Notebook · Essay
The Chicken Coop
2026-01-30Rev. 01
My dad was diagnosed with a rare bone marrow cancer last April. Alongside that, he has dealt with chronic pain in his legs for years. For the past nine months, he’s been fighting. Recently, things have felt heavier, and time has felt shorter.
Regardless of life’s challenges, time doesn’t stop. Life keeps moving. There is still work, bills, family, friends, and kids and their friends. For us, there was also the joy of home ownership and fixing things, and my beautiful wife deciding we should get chickens. Suddenly, a man who had never built anything with his hands was trying to build a chicken coop.

You’re probably wondering where this is going, so I’ll get to the point. We live in a world where information has been at our fingertips for decades. You could Google almost anything. And now with AI there is very little you can’t figure out on your own. I became aware of this in a new way this year. Instead of starting with a search, I picked up my phone and called my dad.
I had never fixed a basement drain. Never changed the heating element in a dryer. Never replaced a dishwasher. And I had surely never built a chicken coop. From the foundation to the framing to the roof and the finishing touches, I called him. I asked questions. I listened. I’m deeply grateful I did. I made a few decisions without him, like using 4x4 corner posts and 3/4-inch plywood, which led him to laugh and ask how many chickens I planned to keep in there.


I wanted to share a few things that have settled into my body over the last year, in case they help someone else.
Whatever you do and wherever you work to provide for your family does not define you. I have Michael Jordan-level expectations for the work I contribute to the world, and while I’m on that path, I’ve had to reconcile with the fact that I’m not there yet. Your life should not revolve around your job. Don’t settle, and seek a work home that believes this too.
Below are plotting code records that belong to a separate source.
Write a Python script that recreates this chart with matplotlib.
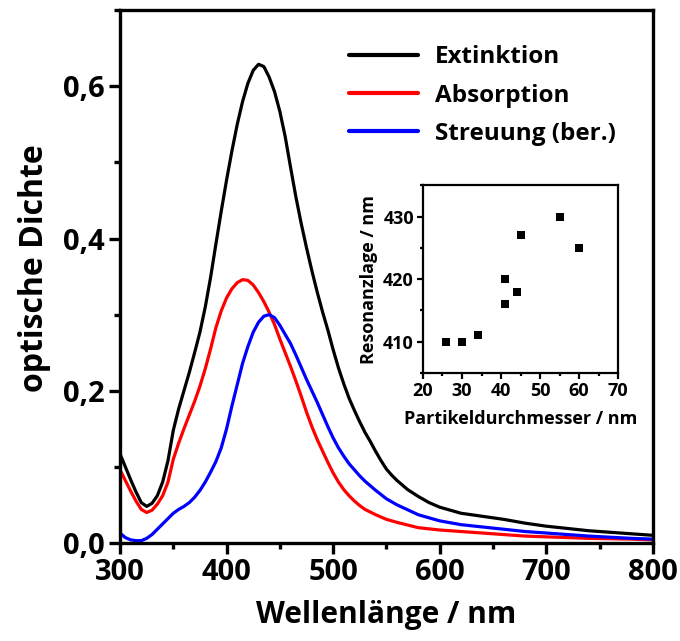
import matplotlib
matplotlib.use("Agg")
import matplotlib.pyplot as plt
from matplotlib.ticker import MultipleLocator, FixedFormatter, FixedLocator

# spectra (wavelength in nm, optical density)
wl_ext = [300, 305, 310, 315, 320, 325, 330, 335, 340, 345, 350, 355, 360, 365, 370,
          375, 380, 385, 390, 395, 400, 405, 410, 415, 420, 425, 430, 435, 440, 445,
          450, 455, 460, 465, 470, 475, 480, 485, 490, 495, 500, 505, 510, 515, 520,
          525, 530, 535, 540, 545, 550, 555, 560, 570, 580, 590, 600, 610, 620, 640,
          660, 680, 700, 720, 740, 760, 780, 800]
extinktion = [0.117, 0.100, 0.083, 0.067, 0.053, 0.048, 0.052, 0.062, 0.080, 0.108,
              0.148, 0.176, 0.200, 0.224, 0.250, 0.277, 0.310, 0.349, 0.393, 0.436,
              0.477, 0.515, 0.550, 0.580, 0.604, 0.621, 0.629, 0.626, 0.612, 0.593,
              0.567, 0.534, 0.494, 0.455, 0.420, 0.388, 0.358, 0.330, 0.304, 0.280,
              0.254, 0.230, 0.209, 0.190, 0.174, 0.159, 0.145, 0.133, 0.120, 0.108,
              0.097, 0.089, 0.082, 0.070, 0.061, 0.053, 0.047, 0.043, 0.039, 0.035,
              0.031, 0.026, 0.022, 0.019, 0.016, 0.014, 0.012, 0.010]

wl_abs = [300, 305, 310, 315, 320, 325, 330, 335, 340, 345, 350, 355, 360, 365, 370,
          375, 380, 385, 390, 395, 400, 405, 410, 415, 420, 425, 430, 435, 440, 445,
          450, 455, 460, 465, 470, 475, 480, 485, 490, 495, 500, 505, 510, 515, 520,
          525, 530, 540, 550, 560, 580, 600, 620, 640, 660, 680, 700, 740, 780, 800]
absorption = [0.096, 0.082, 0.068, 0.055, 0.044, 0.040, 0.043, 0.051, 0.062, 0.080,
              0.110, 0.131, 0.150, 0.168, 0.186, 0.206, 0.229, 0.255, 0.283, 0.305,
              0.322, 0.334, 0.342, 0.346, 0.345, 0.339, 0.329, 0.317, 0.303, 0.287,
              0.268, 0.250, 0.232, 0.213, 0.193, 0.172, 0.153, 0.136, 0.121, 0.106,
              0.092, 0.080, 0.070, 0.062, 0.055, 0.049, 0.044, 0.037, 0.031, 0.027,
              0.020, 0.017, 0.015, 0.013, 0.011, 0.009, 0.008, 0.006, 0.005, 0.004]

wl_sca = [300, 305, 310, 315, 320, 325, 330, 335, 340, 345, 350, 355, 360, 365, 370,
          375, 380, 385, 390, 395, 400, 405, 410, 415, 420, 425, 430, 435, 440, 445,
          450, 455, 460, 465, 470, 475, 480, 485, 490, 495, 500, 505, 510, 515, 520,
          525, 530, 540, 550, 560, 580, 600, 620, 640, 660, 680, 700, 740, 780, 800]
streuung = [0.013, 0.007, 0.004, 0.003, 0.003, 0.006, 0.011, 0.018, 0.025, 0.032,
            0.039, 0.044, 0.048, 0.053, 0.060, 0.069, 0.080, 0.093, 0.107, 0.125,
            0.150, 0.180, 0.208, 0.236, 0.258, 0.277, 0.290, 0.298, 0.300, 0.296,
            0.286, 0.274, 0.262, 0.247, 0.231, 0.215, 0.200, 0.185, 0.169, 0.153,
            0.138, 0.125, 0.114, 0.104, 0.096, 0.088, 0.081, 0.069, 0.058, 0.050,
            0.037, 0.029, 0.024, 0.021, 0.018, 0.015, 0.013, 0.009, 0.006, 0.005]

# inset: resonance position vs particle diameter
durchmesser = [26, 30, 34, 41, 41, 44, 45, 55, 60]
resonanz = [410, 410, 411, 420, 416, 418, 427, 430, 425]

ytick_vals = [0.0, 0.2, 0.4, 0.6]
ytick_labels = ["0,0", "0,2", "0,4", "0,6"]

plt.rcParams['font.family'] = ['Open Sans', 'DejaVu Sans']
plt.rcParams['font.weight'] = 'bold'

fig = plt.figure(figsize=(6.8, 6.41), dpi=100)
ax = fig.add_axes([0.1765, 0.153, 0.7835, 0.831])

line_kw = dict(lw=2.3, solid_joinstyle="round", solid_capstyle="round")
ax.plot(wl_ext, extinktion, color="black", label="Extinktion", **line_kw)
ax.plot(wl_abs, absorption, color="#ff0000", label="Absorption", **line_kw)
ax.plot(wl_sca, streuung, color="#0000ff", label="Streuung (ber.)", **line_kw)

ax.set_xlim(300, 800)
ax.set_ylim(0, 0.70)
ax.xaxis.set_major_locator(MultipleLocator(100))
ax.xaxis.set_minor_locator(MultipleLocator(50))
ax.yaxis.set_major_locator(FixedLocator(ytick_vals))
ax.yaxis.set_major_formatter(FixedFormatter(ytick_labels))
ax.yaxis.set_minor_locator(MultipleLocator(0.1))
ax.tick_params(which="major", direction="out", length=8, width=2.4, labelsize=21, pad=3)
ax.tick_params(which="minor", direction="out", length=4.5, width=2.4)
for s in ax.spines.values():
    s.set_linewidth(2.4)
ax.set_xlabel("Wellenlänge / nm", fontsize=21.5, fontweight="bold", labelpad=9)
ax.set_ylabel("optische Dichte", fontsize=23, fontweight="bold", labelpad=6)
ax.yaxis.set_label_coords(-0.13, 0.515)

leg = ax.legend(loc="upper left", bbox_to_anchor=(0.388, 0.975), frameon=False,
                fontsize=17.5, handlelength=2.85, handletextpad=0.7, labelspacing=0.58)
for h in leg.get_lines():
    h.set_linewidth(3)

# inset
ins = fig.add_axes([0.622, 0.418, 0.287, 0.293])
ins.plot(durchmesser, resonanz, "s", color="black", ms=5.5, mew=0)
ins.set_xlim(20, 70)
ins.set_ylim(405, 435)
ins.xaxis.set_major_locator(MultipleLocator(10))
ins.xaxis.set_minor_locator(MultipleLocator(5))
ins.yaxis.set_major_locator(MultipleLocator(10))
ins.yaxis.set_minor_locator(MultipleLocator(5))
ins.tick_params(which="major", direction="out", length=4.5, width=1.6, labelsize=13, pad=2)
ins.tick_params(which="minor", direction="out", length=2.5, width=1.6)
for s in ins.spines.values():
    s.set_linewidth(1.6)
ins.set_xlabel("Partikeldurchmesser / nm", fontsize=13, fontweight="bold", labelpad=7)
ins.set_ylabel("Resonanzlage / nm", fontsize=13, fontweight="bold", labelpad=4)

fig.savefig("out.png", dpi=100)
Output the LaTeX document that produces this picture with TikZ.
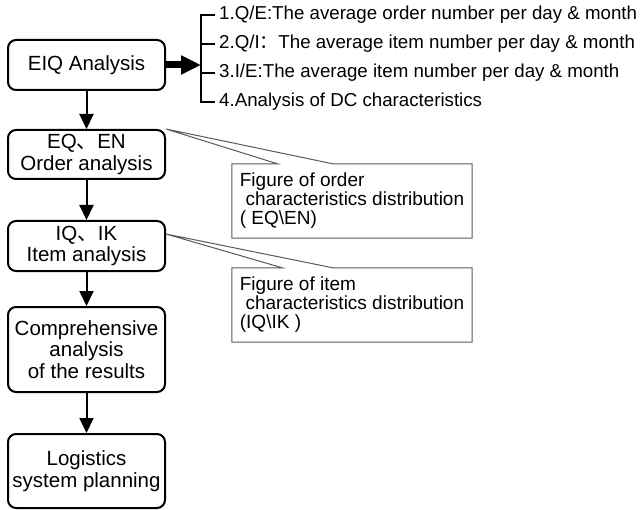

If life feels hard, find someone to talk to. I’ve been doing this for 3.5 years. It’s scary to share your deepest thoughts and feelings with someone you don’t know, but that is often where the real benefit lies. I’ve learned that depression and anxiety are not signs of weakness or signs that something is wrong with you. They are signals. Invitations to grow. If you are willing to look inward and step into that challenge, it is worth it.
Seek out things that make you uncomfortable. Say yes to challenges you feel only partly ready for. And when you need help, if you’re fortunate enough, call your mom or dad. Call a friend. Find a community. Asking for help creates opportunities for connection and belonging that we would otherwise never experience.
Lastly, above all, give yourself grace.
We belong to one another. If you’re walking through something hard (or building a chicken coop), my messages are always open.